Father’s Day is coming.
I am not sure many of us whose fathers have gone ahead think of the hero of our childhood with more devotion on Father’s Day than any other day.
There simply isn’t a single day that goes by without my father in it, in memory now having lived without him for more than double the years I lived with him.
That fact alone is surprising, where on that first day in October 1974 of living without him came a certainty and an almost wish that my heart should have stopped beating when his did. But not so.
And over time the ache and anguish was replaced with comfort and joy at having spent the years with him that I did, that I lucked out having the privilege of growing up under his carefully watchful and gentle eye.
And of course, over time perhaps he became more perfect, but I’m okay with that because my child’s heart knew he was as perfect as anyone could be and I couldn’t have loved him more fiercely, more completely.

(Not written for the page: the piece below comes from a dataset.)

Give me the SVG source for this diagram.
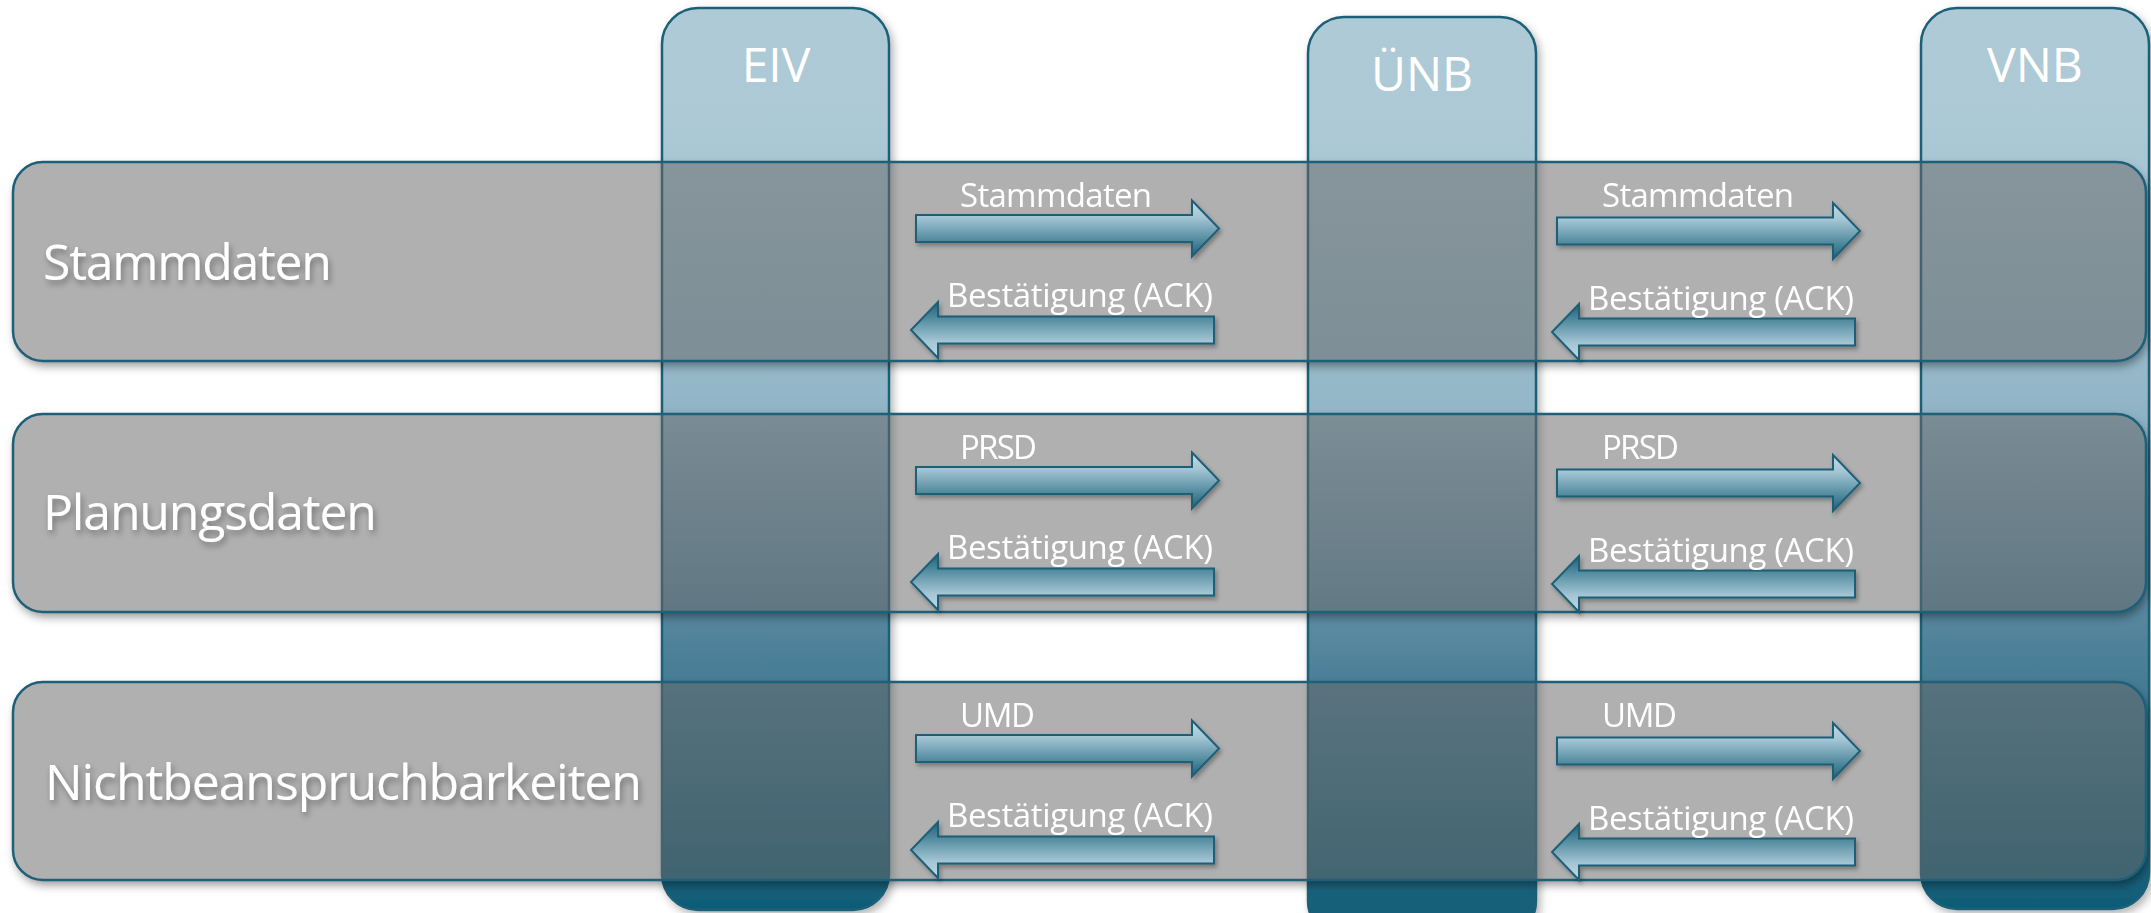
<svg xmlns="http://www.w3.org/2000/svg" width="2151" height="913" viewBox="0 0 2151 913">
  <defs>
    <style>
      .lane { stroke: #1d6078; stroke-width: 2.5; }
      .phase { fill: #676767; fill-opacity: 0.52; stroke: #1d6078; stroke-width: 2.5; }
      .head { font-family: "Open Sans", "Lato", sans-serif; font-size: 48px; fill: #ffffff; text-anchor: middle; }
      .phase-label { font-family: "Open Sans", "Lato", sans-serif; font-size: 50px; fill: #ffffff; }
      .msg { font-family: "Open Sans", "Lato", sans-serif; font-size: 33px; fill: #ffffff; }
      .arrow { fill: url(#arrowFill); stroke: #1c5f77; stroke-width: 2; }
    </style>
    <linearGradient id="laneFill" x1="0" y1="0" x2="0" y2="1">
      <stop offset="0" stop-color="#afcad7"/>
      <stop offset="0.12" stop-color="#adc9d6"/>
      <stop offset="0.43" stop-color="#93b7c8"/>
      <stop offset="0.71" stop-color="#4e8199"/>
      <stop offset="1" stop-color="#0f5c77"/>
    </linearGradient>
    <linearGradient id="arrowFill" x1="0" y1="0" x2="0" y2="1">
      <stop offset="0" stop-color="#c0dae6"/>
      <stop offset="0.3" stop-color="#a3c5d4"/>
      <stop offset="0.75" stop-color="#4a8599"/>
      <stop offset="1" stop-color="#1d6079"/>
    </linearGradient>
    <filter id="laneShadow" x="-10%" y="-5%" width="120%" height="110%">
      <feDropShadow dx="3" dy="4" stdDeviation="4" flood-color="#000" flood-opacity="0.3"/>
    </filter>
    <filter id="softBlur" x="-5%" y="-20%" width="110%" height="140%">
      <feGaussianBlur stdDeviation="5"/>
    </filter>
    <filter id="textShadow" x="-10%" y="-30%" width="120%" height="160%">
      <feDropShadow dx="2" dy="4" stdDeviation="3" flood-color="#000" flood-opacity="0.35"/>
    </filter>
    <filter id="arrowShadow" x="-5%" y="-30%" width="110%" height="160%">
      <feDropShadow dx="2" dy="3" stdDeviation="2" flood-color="#000" flood-opacity="0.3"/>
    </filter>
    <mask id="outsidePhases" maskUnits="userSpaceOnUse" x="0" y="0" width="2151" height="913">
      <rect x="0" y="0" width="2151" height="913" fill="#fff"/>
      <rect x="13" y="162" width="2133" height="199" rx="30" fill="#000"/>
      <rect x="13" y="414" width="2133" height="198" rx="30" fill="#000"/>
      <rect x="13" y="682" width="2133" height="198" rx="30" fill="#000"/>
    </mask>
    <!-- block arrow pointing right, origin at tail centre -->
    <path id="blockArrow" d="M0,-13.5 H276 V-28 L303,0 L276,28 V13.5 H0 Z"/>
  </defs>

  <rect x="0" y="0" width="2151" height="913" fill="#ffffff"/>

  <!-- swimlanes -->
  <g id="col-eiv">
    <rect class="lane" x="662" y="8" width="227" height="902" rx="36" fill="url(#laneFill)" filter="url(#laneShadow)"/>
    <text class="head" x="776" y="82">EIV</text>
  </g>
  <g id="col-unb">
    <rect class="lane" x="1308" y="17" width="228" height="920" rx="36" fill="url(#laneFill)" filter="url(#laneShadow)"/>
    <text class="head" x="1422" y="91">ÜNB</text>
  </g>
  <g id="col-vnb">
    <rect class="lane" x="1921" y="8" width="228" height="901" rx="36" fill="url(#laneFill)" filter="url(#laneShadow)"/>
    <text class="head" x="2035" y="82">VNB</text>
  </g>

  <!-- soft shadows under the phase bands -->
  <g mask="url(#outsidePhases)">
    <g filter="url(#softBlur)" fill="#000" fill-opacity="0.4">
      <rect x="15" y="167" width="2133" height="199" rx="30"/>
      <rect x="15" y="419" width="2133" height="198" rx="30"/>
      <rect x="15" y="687" width="2133" height="198" rx="30"/>
    </g>
  </g>

  <!-- phase bands -->
  <g id="row-stammdaten">
    <rect class="phase" x="13" y="162" width="2133" height="199" rx="30"/>
    <text class="phase-label" x="43" y="280" textLength="289" filter="url(#textShadow)">Stammdaten</text>
  </g>
  <g id="row-planungsdaten">
    <rect class="phase" x="13" y="414" width="2133" height="198" rx="30"/>
    <text class="phase-label" x="43" y="530" textLength="334" filter="url(#textShadow)">Planungsdaten</text>
  </g>
  <g id="row-nichtbeanspruchbarkeiten">
    <rect class="phase" x="13" y="682" width="2133" height="198" rx="30"/>
    <text class="phase-label" x="45" y="800" textLength="597" filter="url(#textShadow)">Nichtbeanspruchbarkeiten</text>
  </g>

  <!-- message flows -->
  <g id="connectors">
    <g filter="url(#arrowShadow)">
      <!-- EIV -> ÜNB -->
      <use href="#blockArrow" class="arrow" transform="translate(916,228.5)"/>
      <use href="#blockArrow" class="arrow" transform="translate(916,480.5)"/>
      <use href="#blockArrow" class="arrow" transform="translate(916,748.5)"/>
      <!-- ÜNB -> EIV -->
      <use href="#blockArrow" class="arrow" transform="translate(1214,330) rotate(180)"/>
      <use href="#blockArrow" class="arrow" transform="translate(1214,582) rotate(180)"/>
      <use href="#blockArrow" class="arrow" transform="translate(1214,850) rotate(180)"/>
      <!-- ÜNB -> VNB -->
      <use href="#blockArrow" class="arrow" transform="translate(1557,231)"/>
      <use href="#blockArrow" class="arrow" transform="translate(1557,483)"/>
      <use href="#blockArrow" class="arrow" transform="translate(1557,751)"/>
      <!-- VNB -> ÜNB -->
      <use href="#blockArrow" class="arrow" transform="translate(1855,332) rotate(180)"/>
      <use href="#blockArrow" class="arrow" transform="translate(1855,584) rotate(180)"/>
      <use href="#blockArrow" class="arrow" transform="translate(1855,852) rotate(180)"/>
    </g>

    <text class="msg" x="960" y="207" textLength="192">Stammdaten</text>
    <text class="msg" x="947" y="307" textLength="266">Bestätigung (ACK)</text>
    <text class="msg" x="960" y="459" textLength="77">PRSD</text>
    <text class="msg" x="947" y="559" textLength="266">Bestätigung (ACK)</text>
    <text class="msg" x="960" y="727" textLength="75">UMD</text>
    <text class="msg" x="947" y="827" textLength="266">Bestätigung (ACK)</text>

    <text class="msg" x="1602" y="207" textLength="192">Stammdaten</text>
    <text class="msg" x="1588" y="310" textLength="266">Bestätigung (ACK)</text>
    <text class="msg" x="1602" y="459" textLength="77">PRSD</text>
    <text class="msg" x="1588" y="562" textLength="266">Bestätigung (ACK)</text>
    <text class="msg" x="1602" y="727" textLength="75">UMD</text>
    <text class="msg" x="1588" y="830" textLength="266">Bestätigung (ACK)</text>
  </g>
</svg>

I still miss him, I still look for him when something significant happens, and I still hear him whispering encouragement when the road is bumpy.
I sometimes entertain the “what if,” the “if only” of loving someone that much. What if he sat across the table from me now, the fifty-four year-old version because he would have joined the centenarians club this November.
I would make him a cup of coffee and put it in his small white mug and listen to his spoon move the cream around, the music of it as the spoon hit the side of the mug.
He would lean on his elbows on the table and look at me over the top of his glasses.
His head would tip just slightly to the side, which softened his appearance and assured me I could ask anything of him.
What would I ask him if I could? I would be tempted to ask him what he missed the most. Was it seeing his children all safely grown and in lives that seemed to work?
Was it bearing witness to the next generation as they gasped for breath and could be held in one’s arms, their problems as of yet so small they could be contained with a hug, with a snuggle, with a whisper, with a dragging of lips across their face.
Would I ask him what moment in his life he was most proud of, hoping he would say my birth while knowing that ferrying a Liberator across the Atlantic, across northern Africa to India during World War II would have been a remarkable challenge from having left home at barely 20 years old.
Would I ask him about his dreams and were they mostly realized, farming being at the top of his list.
Or was there something yet he had ached for and knew there was no time now when his heart failed him.
I would ask him to laugh, to reseal that sound in my memory because it fades at times and I can’t quite hear his voice.
I would slip my hand in his and see if it disappeared as easily as it once did, but in that I am older than he when he died, my hand is now wrinkled and scuffed and marked.
I would ask him to play the piano or the guitar and to sing Old Black Joe or Home On The Range.
I would tell him that he taught me well, that he gave me confidence to believe in myself though it took quite some time.
I would thank him for being him, for trying his best to get it right and for allowing me to be his shadow for 19 years.
I would tell him I was blessed and I would mean it with every cell of my being.